↓↓↓

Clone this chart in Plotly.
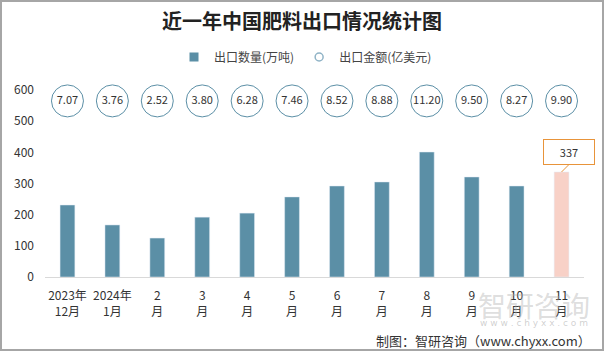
import plotly.graph_objects as go

categories = ["2023年<br>12月", "2024年<br>1月", "2<br>月", "3<br>月", "4<br>月", "5<br>月",
              "6<br>月", "7<br>月", "8<br>月", "9<br>月", "10<br>月", "11<br>月"]
export_volume = [231, 167, 125, 192, 205, 257, 292, 305, 401, 321, 292, 337]
export_value = [7.07, 3.76, 2.52, 3.80, 6.28, 7.46, 8.52, 8.88, 11.20, 9.50, 8.27, 9.90]
y_ticks = [0, 100, 200, 300, 400, 500, 600]
circle_row_y = 565

FONT = "Noto Sans CJK SC"
bar_colors = ["#5b8fa6"] * (len(categories) - 1) + ["#f8d1c7"]

fig = go.Figure()
fig.add_trace(go.Bar(
    x=categories, y=export_volume, marker_color=bar_colors, width=0.33,
    name="出口数量(万吨)", showlegend=False,
))
# legend-only entries
fig.add_trace(go.Scatter(
    x=[categories[0]], y=[None], mode="markers", name="出口数量(万吨)",
    marker=dict(symbol="square", size=9, color="#5b8fa6"),
))
fig.add_trace(go.Scatter(
    x=[categories[0]], y=[None], mode="markers", name="出口金额(亿美元)",
    marker=dict(symbol="circle-open", size=8, color="#8fb3c6", line=dict(width=1.5)),
))
fig.add_trace(go.Scatter(
    x=categories, y=[circle_row_y] * len(categories), mode="markers+text",
    text=[f"{v:.2f}" for v in export_value], textposition="middle center",
    textfont=dict(family=FONT, size=11, color="#333333"),
    marker=dict(symbol="circle", size=32, color="white",
                line=dict(color="#5b8fa6", width=1)),
    showlegend=False, cliponaxis=False, hoverinfo="skip",
))

fig.add_annotation(
    x=categories[-1], y=export_volume[-1], text=str(export_volume[-1]),
    showarrow=True, arrowhead=0, arrowcolor="#e8943a", arrowwidth=1,
    ax=7, ay=-7, xanchor="center", yanchor="bottom",
    bordercolor="#e8943a", borderwidth=1, borderpad=4, bgcolor="white",
    width=42, height=16, font=dict(family=FONT, size=11, color="#333333"),
)

L, R, T, B = 45, 20, 90, 74
W, H = 604, 351
pw, ph = W - L - R, H - T - B

# watermark & source
fig.add_annotation(xref="paper", yref="paper", x=(592 - L) / pw, y=-(283 - T - ph) / ph,
                   text="智研咨询", showarrow=False, xanchor="right", yanchor="top",
                   font=dict(family=FONT, size=28, color="rgba(170,170,170,0.4)"))
fig.add_annotation(xref="paper", yref="paper", x=(590 - L) / pw, y=-(316 - T - ph) / ph,
                   text="w w w . c h y x x . c o m", showarrow=False, xanchor="right", yanchor="top",
                   font=dict(family="DejaVu Sans", size=9, color="rgba(150,150,150,0.45)"))
fig.add_annotation(xref="paper", yref="paper", x=(593 - L) / pw, y=-(329 - T - ph) / ph,
                   text="制图：智研咨询（www.chyxx.com）", showarrow=False,
                   xanchor="right", yanchor="top",
                   font=dict(family=FONT, size=13, color="#333333"))

fig.add_shape(type="rect", xref="paper", yref="paper",
              x0=-(L - 1) / pw, x1=1 + (R - 1) / pw,
              y0=-(B - 1) / ph, y1=1 + (T - 1) / ph,
              line=dict(color="#a6a6a6", width=2), fillcolor="rgba(0,0,0,0)")

fig.update_layout(
    width=W, height=H, margin=dict(l=L, r=R, t=T, b=B),
    paper_bgcolor="white", plot_bgcolor="white",
    title=dict(text="<b>近一年中国肥料出口情况统计图</b>", x=0.5, xanchor="center",
               y=1 - 22 / H, yanchor="middle",
               font=dict(family=FONT, size=20, color="#222222")),
    legend=dict(orientation="h", x=0.5 - 9 / pw, xanchor="center", y=1 + (T - 57) / ph,
                yanchor="middle", font=dict(family=FONT, size=12, color="#444444"),
                itemwidth=30, tracegroupgap=0),
    bargap=0.67,
    showlegend=True,
)
fig.update_xaxes(showline=True, linecolor="#d9d9d9", linewidth=1, ticks="",
                 tickangle=0, categoryorder="array", categoryarray=categories,
                 range=[-0.5, len(categories) - 0.5], ticklabelstandoff=8,
                 tickfont=dict(family=FONT, size=12, color="#333333"), showgrid=False)
fig.update_yaxes(range=[0, 600], tickvals=y_ticks, showgrid=False, zeroline=False,
                 ticklabelstandoff=10,
                 tickfont=dict(family=FONT, size=12, color="#333333"))

fig.write_html("out.html")
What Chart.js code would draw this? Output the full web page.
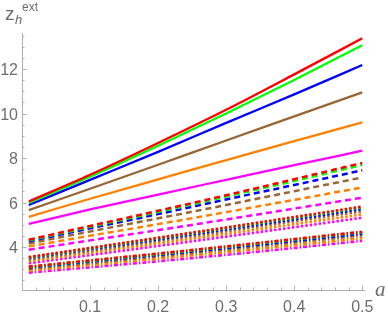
<!DOCTYPE html>
<html>
<head>
<meta charset="utf-8">
<script src="https://cdn.jsdelivr.net/npm/chart.js@4/dist/chart.umd.min.js"></script>
<style>
  html, body { margin: 0; padding: 0; background: #fff; }
  #grafico { display: block; }
</style>
</head>
<body>
<canvas id="grafico" width="388" height="319"></canvas>
<script>
// valores de a (eixo x)
const valoresA = [0.01, 0.1, 0.2, 0.3, 0.4, 0.5];

// cores das curvas: vermelho, verde, azul, marrom, laranja, magenta
const coresCurvas = ['#ff0000', '#00ff00', '#0000ff', '#996633', '#ff8000', '#ff00ff'];

// curvas continuas
const zSolido = [
    [6.05, 7.25, 8.68, 10.17, 11.76, 13.38],
    [5.99, 7.16, 8.55, 10.00, 11.51, 13.07],
    [5.89, 7.02, 8.28, 9.58, 10.86, 12.18],
    [5.66, 6.62, 7.70, 8.79, 9.87, 10.95],
    [5.36, 6.17, 7.04, 7.91, 8.76, 9.60],
    [5.04, 5.69, 6.36, 7.02, 7.68, 8.33]
];

// curvas tracejadas
const zTracejado = [
    [4.33, 4.95, 5.63, 6.33, 7.05, 7.78],
    [4.30, 4.91, 5.58, 6.27, 6.97, 7.69],
    [4.26, 4.84, 5.48, 6.14, 6.79, 7.45],
    [4.16, 4.70, 5.29, 5.89, 6.51, 7.13],
    [4.03, 4.51, 5.03, 5.57, 6.12, 6.68],
    [3.88, 4.30, 4.76, 5.24, 5.73, 6.22]
];

// curvas pontilhadas
const zPontilhado = [
    [3.55, 3.96, 4.42, 4.88, 5.35, 5.82],
    [3.53, 3.94, 4.40, 4.86, 5.32, 5.79],
    [3.51, 3.91, 4.35, 4.80, 5.25, 5.71],
    [3.44, 3.83, 4.27, 4.71, 5.16, 5.61],
    [3.36, 3.74, 4.16, 4.59, 5.03, 5.47],
    [3.27, 3.64, 4.05, 4.47, 4.89, 5.32]
];

// curvas ponto-traco
const zPontoTraco = [
    [3.12, 3.40, 3.71, 4.03, 4.36, 4.69],
    [3.10, 3.38, 3.69, 4.01, 4.34, 4.67],
    [3.08, 3.35, 3.65, 3.96, 4.28, 4.60],
    [3.02, 3.28, 3.58, 3.88, 4.20, 4.52],
    [2.94, 3.19, 3.48, 3.77, 4.08, 4.40],
    [2.85, 3.09, 3.36, 3.65, 3.96, 4.28]
];

// marcas dos eixos
const ticksX = [0.1, 0.2, 0.3, 0.4, 0.5];
const ticksY = [4, 6, 8, 10, 12];

const corEixo = '#b0b0b0';
const corTexto = '#6e6e6e';

// monta os datasets de um grupo de curvas
function montarGrupo(grupo, tracejado, espessura) {
    return grupo.map((valores, i) => ({
        data: valores.map((z, j) => ({ x: valoresA[j], y: z })),
        borderColor: coresCurvas[i],
        borderWidth: espessura,
        borderDash: tracejado,
        borderCapStyle: 'butt',
        pointRadius: 0,
        cubicInterpolationMode: 'monotone',
        fill: false
    }));
}

const datasets = [
    ...montarGrupo(zPontoTraco, [4, 2, 1.5, 2], 2.6),
    ...montarGrupo(zPontilhado, [2.5, 2], 2.6),
    ...montarGrupo(zTracejado, [6, 4], 2.5),
    ...montarGrupo(zSolido, [], 2.3)
];

// desenha eixos no estilo do Mathematica (ticks para dentro)
const pluginEixos = {
    id: 'eixos',
    beforeDatasetsDraw(chart) {
        const ctx = chart.ctx;
        const sx = chart.scales.x;
        const sy = chart.scales.y;
        const x0 = sx.getPixelForValue(0);
        const y0 = sy.getPixelForValue(sy.min);
        const xFim = sx.getPixelForValue(sx.max);
        const yTopo = sy.getPixelForValue(sy.max);

        ctx.save();
        ctx.strokeStyle = corEixo;
        ctx.lineWidth = 1;
        ctx.beginPath();
        ctx.moveTo(x0, y0 + 0.5);
        ctx.lineTo(xFim, y0 + 0.5);
        ctx.moveTo(x0 + 0.5, y0);
        ctx.lineTo(x0 + 0.5, yTopo);
        ctx.stroke();

        // ticks menores
        ctx.beginPath();
        for (let k = 1; k <= 25; k++) {
            const px = Math.round(sx.getPixelForValue(k * 0.02)) + 0.5;
            const tam = (k % 5 === 0) ? 4.5 : 2.5;
            ctx.moveTo(px, y0);
            ctx.lineTo(px, y0 - tam);
        }
        for (let v = 2.5; v <= sy.max; v += 0.5) {
            const py = Math.round(sy.getPixelForValue(v)) + 0.5;
            const tam = (v % 2 === 0) ? 4.5 : 2.5;
            ctx.moveTo(x0, py);
            ctx.lineTo(x0 + tam, py);
        }
        ctx.stroke();

        // rotulos
        ctx.fillStyle = corTexto;
        ctx.font = '16px "Liberation Sans", Arial, sans-serif';
        ctx.textAlign = 'center';
        ctx.textBaseline = 'alphabetic';
        ticksX.forEach(v => {
            ctx.fillText(String(v), sx.getPixelForValue(v), y0 + 22);
        });
        ctx.textAlign = 'right';
        ticksY.forEach(v => {
            ctx.fillText(String(v), x0 - 4, sy.getPixelForValue(v) + 6);
        });

        // nome do eixo x
        ctx.textAlign = 'left';
        ctx.font = 'italic 21px "Liberation Serif", serif';
        ctx.fillText('a', xFim + 10, y0 + 6);

        // nome do eixo y
        ctx.font = '19px "Liberation Sans", Arial, sans-serif';
        ctx.fillText('z', 5, 20);
        ctx.font = 'italic 13px "Liberation Sans", Arial, sans-serif';
        ctx.fillText('h', 15, 24);
        ctx.font = '12px "Liberation Sans", Arial, sans-serif';
        ctx.fillText('ext', 22, 11);
        ctx.restore();
    }
};

const grafico = new Chart(document.getElementById('grafico').getContext('2d'), {
    type: 'line',
    data: { datasets: datasets },
    options: {
        responsive: false,
        animation: false,
        layout: { padding: { left: 22, right: 23, top: 33, bottom: 29 } },
        scales: {
            x: { type: 'linear', min: 0, max: 0.504, display: false },
            y: { type: 'linear', min: 2.07, max: 13.62, display: false }
        },
        plugins: {
            legend: { display: false },
            tooltip: { enabled: false }
        }
    },
    plugins: [pluginEixos]
});
</script>
</body>
</html>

↑↑↑

Make an exact copy of the lines from the top of the material through the line with "(len(categories) - 1)", pictures excluded.

Clone this chart in Plotly.
import plotly.graph_objects as go

categories = ["2023年<br>12月", "2024年<br>1月", "2<br>月", "3<br>月", "4<br>月", "5<br>月",
              "6<br>月", "7<br>月", "8<br>月", "9<br>月", "10<br>月", "11<br>月"]
export_volume = [231, 167, 125, 192, 205, 257, 292, 305, 401, 321, 292, 337]
export_value = [7.07, 3.76, 2.52, 3.80, 6.28, 7.46, 8.52, 8.88, 11.20, 9.50, 8.27, 9.90]
y_ticks = [0, 100, 200, 300, 400, 500, 600]
circle_row_y = 565

FONT = "Noto Sans CJK SC"
bar_colors = ["#5b8fa6"] * (len(categories) - 1) + ["#f8d1c7"]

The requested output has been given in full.